Wednesday, November 18, 2015

Book Review: Frostflower and Thorn

Book Review: 'Frostflower and Thorn' by Phyllis Ann Karr


2 / 5 Stars

‘Frostflower and Thorn’ (276 pp.) was published by Berkley Books in November, 1980. The cover artist is Enrich.

‘Frostflower’ was Phyllis Ann Karr’s first novel; a sequel, ‘Frostflower and Windbourne’, was published in 1982.

Nowadays female authors and female heroines are commonplace in the fantasy genre, and in fact make up the majority of the DAW Books catalog; but at the time it was published, ‘Frostflower’ was comparatively rare in these regards.

The book certainly has an interesting premise: what happens when a female swordswoman / barbarian – think Red Sonja – gets pregnant ?

And insists upon having an abortion - !?

As ‘Frostflower’ opens, that is the case indeed for its titular heroine, Thorn. Following a dalliance with a merchant, Thorn is Knocked Up....... a physical state she views with disgust, as it prevents her from earning her trade as a hireling swordswoman among the compounds and settlements of the Tanglelands (in the standard-issue medieval fantasy world of the novel, all combat is handled by guilds of swordswomen according to strict rules of engagement – males are restricted to non-combat pursuits).

As Thorn ponders her next move, the softspoken sorceress Frostflower offers to help: using her magic, within the afternoon she will accelerate the growth of the fetus until it is at the stage of a full-term, nine-month fetus, ready for delivery - ! What does Frostflower want in return ? Merely to keep the infant and raise it as her own.

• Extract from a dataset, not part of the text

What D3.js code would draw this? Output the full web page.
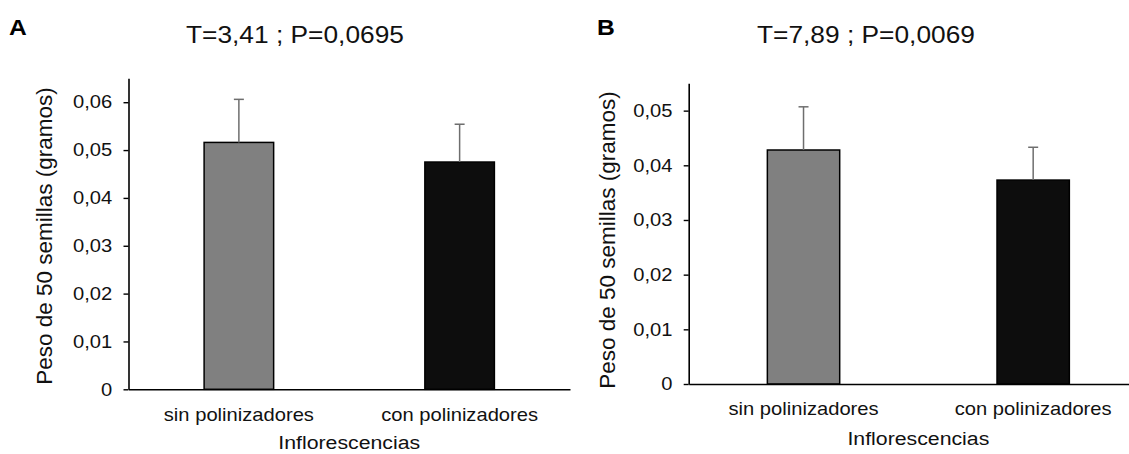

Despite her reservations at being subjected to a bizarre magical ritual, Thorn agrees, and in the space of an afternoon, she does indeed give birth to an infant boy. Naming her adopted son ‘Starwind’, Frostflower requests Thorn’s assistance in escorting mother and child to far-off Windslope Retreat, Frostflower’s home. Thorn grudgingly agrees.

Unfortunately, en route to Windslope, the pair stumble upon a secret fertility ceremony being performed by Maldron, the highest-ranking Farmer-Priest of the Tanglelands. Violence ensues, and Frostflower and Thorn succeed in escaping Maldron’s clutches……but they now find themselves declared outlaws, hunted across the Tanglelands by order of the Farmer-Priests.

In a land where the most brutal and cruel of punishments are routinely meted out to violators of the Farmer-Priests’ creed, the two women must use every ruse and wile at their command if they are to escape Maldron’s net and reach the safety of Windslope……

I found ‘Frostflower and Thorn’ to be something of a slog to get through. While the premise is certainly offbeat and novel from a sword-and-sorcery standpoint, the book suffers from being heavily overwritten.

Author Karr regularly devotes much of the narrative to lengthy segments of exposition, making the book’s too-few action scenes too plodding and drawn-out be very effective.

In terms of characterization, while Thorn makes a reasonably good female version of Conan the Barbarian, the Frostflower character is so passive and indecisive – even while enduring all manner of graphic abuse from the plot’s major villain – that I gradually became tired of reading those sections of the narrative devoted to her misadventures.

Summing up, ‘Frostflower and Thorn’ is one of those first novels that could have benefited quite a bit from a more invested editorial hand. As it stands, only readers with quite a bit of patience will find it rewarding.